Jean-François Mignot, démographe, pointe essentiellement des raisons «structurelles, démographiques ou économiques». «La baisse de la mortalité et la hausse du niveau de vie des pays traditionnellement d'origine des adoptés internationaux réduisent le nombre d'orphelins», note le chercheur. La diffusion de la contraception et de l'IVG est aussi à l'origine de la réduction du nombre de grossesses non désirées et des abandons d'enfants. Autre facteur ? La hausse du niveau de vie. Celui-ci permet aux pouvoirs publics de développer des politiques familiales et sociales d'aide aux mineurs abandonnés et favorise ainsi l'essor des adoptions nationales. «Au total, relève l'étude, le nombre de mineurs confiés à l'adoption internationale se réduit. En conséquence, les pays d'origine peuvent se permettre de refuser un grand nombre de candidats.» Ou de durcir leurs conditions d'adoption pour les ressortissants étrangers. Depuis 2006, la Chine exige des parents aspirants à l'adoption qu'ils soient en couple hétéro, mariés, détenteurs du bac, qu'ils travaillent et ne souffrent pas d'obésité pathologique.

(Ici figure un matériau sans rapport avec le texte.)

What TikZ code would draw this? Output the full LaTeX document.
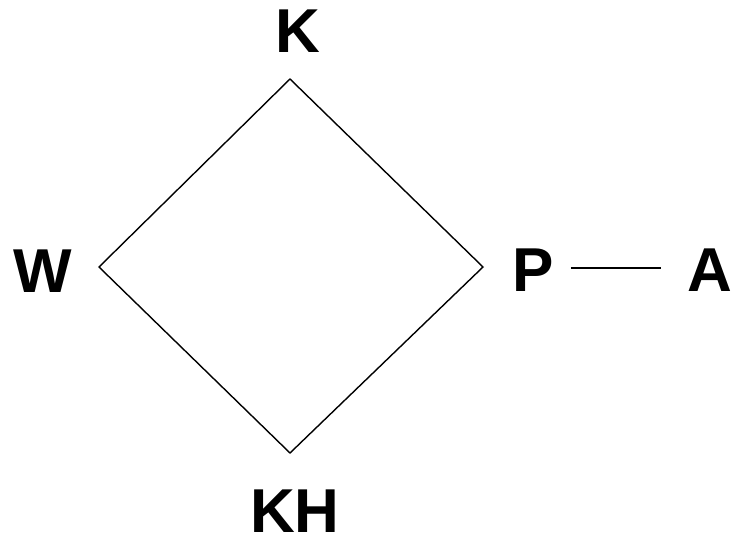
\documentclass[tikz,border=0pt]{standalone}
\usepackage{fontspec}
\usetikzlibrary{calc}
\setmainfont{Liberation Sans}
\begin{document}
\begin{tikzpicture}[x=1pt,y=-1pt,
  lbl/.style={font=\bfseries\fontsize{62}{66}\selectfont, inner sep=0pt, anchor=center},
  edge/.style={line width=1.4pt, black}]
  \useasboundingbox (0,0) rectangle (732,541);
  % diamond corners
  \coordinate (top) at (290,79);
  \coordinate (left) at (99,267);
  \coordinate (right) at (483,267);
  \coordinate (bottom) at (290,453);
  % labels
  \node[lbl] (K) at (298,31) {K};
  \node[lbl] (W) at (43,271) {W};
  \node[lbl] (P) at (533,270) {P};
  \node[lbl] (A) at (710,270) {A};
  \node[lbl] (KH) at (295,511) {KH};
  % diamond
  \draw[edge, line join=miter] (top) -- (right) -- (bottom) -- (left) -- cycle;
  % link from P to A
  \draw[edge] ($(P.east)+(17,-2)$) -- ($(A.west)+(-26,-2)$);
\end{tikzpicture}
\end{document}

Ce déclin est-il dans l’intérêt des enfants ?
Au fil de son essor, l'adoption internationale a de plus en plus été encadrée juridiquement, notamment pour lutter contre le trafic d'enfants. Plus de 90 pays ont ainsi ratifié la convention de La Haye sur la protection des enfants et la coopération en matière d'adoption internationale ou ont instauré des moratoires à l'instar du Guatemala ou de l'Ukraine, qui figuraient parmi les dix principaux pays d'origine des enfants adoptés. Désormais, une part croissante des mineurs confiés à l'adoption internationale sont des «enfants à besoins spécifiques». C'est-à-dire, «relativement âgés, en fratrie ou handicapés physiques ou mentaux». «Dans quelle mesure» se demande le chercheur, «est-il dans l'intérêt des enfants de plus en plus âgés d'être encore adoptés à l'international, alors même qu'ils ont une longue expérience de leur pays d'origine ?» Pour le démographe, il faudra aussi vérifier si ce recul est effectivement compensé par la hausse des adoptions nationales, «plus propices à l'épanouissement des enfants», ou si elle va de pair «avec une hausse du nombre de mineurs élevés en institution».
Et en France ?
Si elle est loin derrière les Etats-Unis qui concentrent 50% des adoptions à l'international, la France est le deuxième pays «adoptant» au monde, suivie par l'Espagne, l'Italie et l'Allemagne. L'étude souligne que «le nombre des adoptions internationales a augmenté des années 70 jusqu'au milieu des années 2000, passant de 971 à 4136 entre 1978 et 2005». Dans les années 2000, 83% des adoptés en France étaient des adoptés internationaux. En 2013, un tiers des enfants adoptés étaient «à besoin spécifiques». En France, comme dans les autres pays d'accueil, le nombre de candidats à l'adoption, qu'ils soient en couple ou en solo, lui, n'a pas baissé. Ce qui ne sera pas sans conséquences pour Jean-François Mignot : «Au niveau mondial, l'adoption internationale va rester à un niveau très faible. On peut s'attendre à une augmentation des demandes de procréation médicalement assistée ainsi que de gestation pour autrui.»